The truth telling dictionaries

So just how many words are there in English that cannot be readily pronounced phonetically by a young child in a recognisable way? In my office I have quite a few dictionaries so I selected two primary school dictionaries, having an average of some 10,700 words. I then went through and read every single word, classifying word root forms into three divisions:

the impossible or nearly impossible (unusual foreign words, words with altered pronunciation by convention, words with silent letters or other hard combinations which mostly are just difficult graphemes) for example cafe, swat, gunwale, starboard, macabre, finale, mediaeval, ochre, paradigm, plumber, souffle, taco, vogue, yacht);

difficult (very long words which can be overwhelming, or words with unusual graphemes etc.) for example poliomyelitis, oxyacetylene, executive, encyclopaedia, aerobics, bristle, muesli, pianist, prologue, specific, tragedy); and

All the other words which most young children, trained in the phonetic approach to English, could pronounce, independently of the meaning.

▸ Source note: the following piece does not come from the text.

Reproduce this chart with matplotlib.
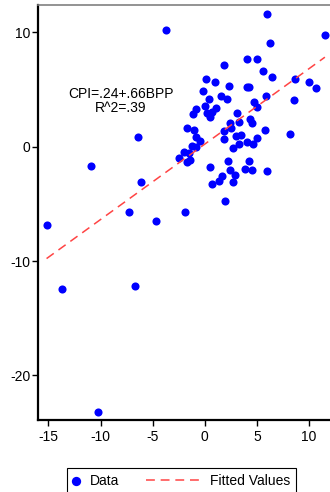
import numpy as np
import matplotlib.pyplot as plt
from matplotlib.legend_handler import HandlerLine2D

plt.rcParams['font.family'] = ['Liberation Sans', 'DejaVu Sans']
plt.rcParams['axes.unicode_minus'] = False

# BPP on the x axis, CPI on the y axis
bpp = [-3.77, 11.51, 5.97, 6.23, 1.82, 4.06, 4.96, 5.59, 6.42, 8.60,
       10.00, 10.64, 0.07, 0.93, 2.33, 4.06, 4.25, -0.16, 1.56, 2.14,
       0.35, 5.85, 8.50, 4.70, 5.03, 0.00, -0.81, 1.05, 0.72, -1.12,
       0.24, 0.53, 3.04, 4.31, 4.55, 2.40, 3.29, 2.49, -1.75, -1.05,
       1.82, 5.75, 8.18, -0.81, 2.97, 3.42, 1.82, 4.99, -0.45, 3.29,
       4.03, 4.63, -1.28, 2.68, -0.89, -1.98, -1.56, -2.46, -1.70, -1.44,
       2.18, 4.25, 0.51, 2.43, 3.86, 4.51, 5.99, 2.88, 1.68, 1.31,
       0.67, 2.70, 1.92, -10.90, -15.18, -13.71, -6.68, -6.16, -7.26, -4.73,
       -1.89, -6.40, -10.29]
cpi = [10.23, 9.76, 11.60, 9.04, 7.12, 7.67, 7.67, 6.64, 6.07, 5.89,
       5.68, 5.16, 5.92, 5.63, 5.33, 5.19, 5.19, 4.90, 4.43, 4.17,
       4.17, 4.41, 4.08, 3.95, 3.50, 3.58, 3.30, 3.43, 3.06, 2.83,
       2.95, 2.62, 2.92, 2.40, 2.10, 2.10, 2.19, 1.68, 1.61, 1.46,
       1.42, 1.49, 1.14, 0.87, 0.94, 1.00, 0.67, 0.76, 0.50, 0.24,
       0.44, 0.24, 0.06, -0.09, -0.03, -0.49, -0.51, -1.01, -1.34, -1.19,
       -1.25, -1.28, -1.77, -2.01, -1.92, -1.99, -2.15, -2.47, -2.52, -3.00,
       -3.26, -3.11, -4.75, -1.69, -6.87, -12.47, -12.20, -3.06, -5.68, -6.52,
       -5.73, 0.82, -23.22]

intercept = 0.24
slope = 0.66
r2 = 0.39

xticks = [-15, -10, -5, 0, 5, 10]
yticks = [-20, -10, 0, 10]

fig = plt.figure(figsize=(3.3, 4.92), dpi=100)
ax = fig.add_axes([0.1152, 0.1463, 0.8848, 0.8435])

pts = ax.scatter(bpp, cpi, s=34, color='#0000ff', linewidths=0, zorder=2)
xfit = np.array([min(bpp), max(bpp)])
fit, = ax.plot(xfit, intercept + slope * xfit, color='#ff4444', lw=1.1,
               dashes=(5.8, 3.8), zorder=3)

eq = f'CPI={intercept:.2f}+{slope:.2f}BPP'.replace('0.', '.')
ax.text(-8.05, 4.0, eq + '\n' + f'R^2={r2:.2f}'.replace('0.', '.'),
        ha='center', va='center', fontsize=10, linespacing=1.0)

ax.set_xlim(-16.0, 12.0)
ax.set_ylim(-23.9, 12.4)
ax.set_xticks(xticks)
ax.set_yticks(yticks)

ax.spines['right'].set_visible(False)
ax.spines['left'].set_linewidth(1.6)
ax.spines['bottom'].set_linewidth(1.6)
ax.spines['top'].set_color('0.5')
ax.spines['top'].set_linewidth(1.2)
ax.tick_params(direction='out', length=4, width=1, labelsize=10)
ax.tick_params(axis='y', pad=1.5)
ax.tick_params(axis='x', pad=3)

leg = fig.legend(handles=[pts, fit], labels=['Data', 'Fitted Values'],
                 loc='upper left', bbox_to_anchor=(0.203, 0.0488), ncol=2,
                 fontsize=10, handlelength=0.5, handletextpad=0.75,
                 columnspacing=5.3, borderpad=0.4, borderaxespad=0,
                 fancybox=False, framealpha=1, edgecolor='black',
                 scatterpoints=1, markerscale=1.15,
                 handler_map={fit: HandlerLine2D(xpad=-3.4)})
leg.get_frame().set_linewidth(0.8)

fig.savefig('out.png', dpi=100)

Now here’s the point—how many words are in each group? I found that the ‘impossible or nearly impossible’ group comprised only 3.5 per cent, and the ‘difficult’ only 2.7 per cent. So then about 94 per cent of primary school dictionary words are almost immediately and automatically accessible for young children in Mr Collingwood’s class, using a phonic approach, on the basis of the evidence presented here, assuming its reliability. Readers are welcome of course to do their own research on this, and indeed parents do need to be thinking about phonics.

Does this mean that children should never just learn English words by rote? Actually, children do need to learn some words by rote. These words are called ‘sight vocabulary’—words which should be instantly recognised. Surprisingly, only about 100 words make up approximately half of most simple English texts, words such as: the, you, was, are, with, they, this, what, were, there, which about, these, would more, could, people, now, down. These words should be drilled. Common graphemes should also be explicitly taught, and then followed up with appropriate reading exercises, including integrated story texts and actual writing. That is, our children need a very well designed complete phonics program, combined with other aspects of English.

Educators pretending to be clever

One would have thought that the approaches outlined here would be common knowledge and practice here in Australia, well at least since 1880 when in NSW the Public Instruction Act was passed, making education compulsory. But no, here we are in the 21st century, talking about phonics, and perhaps even thinking we are clever to have ‘discovered’ this new and effective method of teaching.

So if your child’s teacher is a Neanderthal you know what to do. You and the other parents must put that teacher on the first plane to China, since he or she really wants to teach Chinese. The trouble is that Chinese people have some very clear ideas about the quality of English teachers. Probably they will send Mrs Neanderthal straight back but since her position at your child’s school will have already been filled, Mrs Neanderthal will be teaching somewhere else, hopefully with a changed approach.

Bita, N., Curriculum shifts to focus on core skills, Australian, 20 Aug 2015, pp. 1, 6.

Dodd, T & Mather, J. Why we fail at education, Australian Financial Review 15 Dec 2012, p. 21.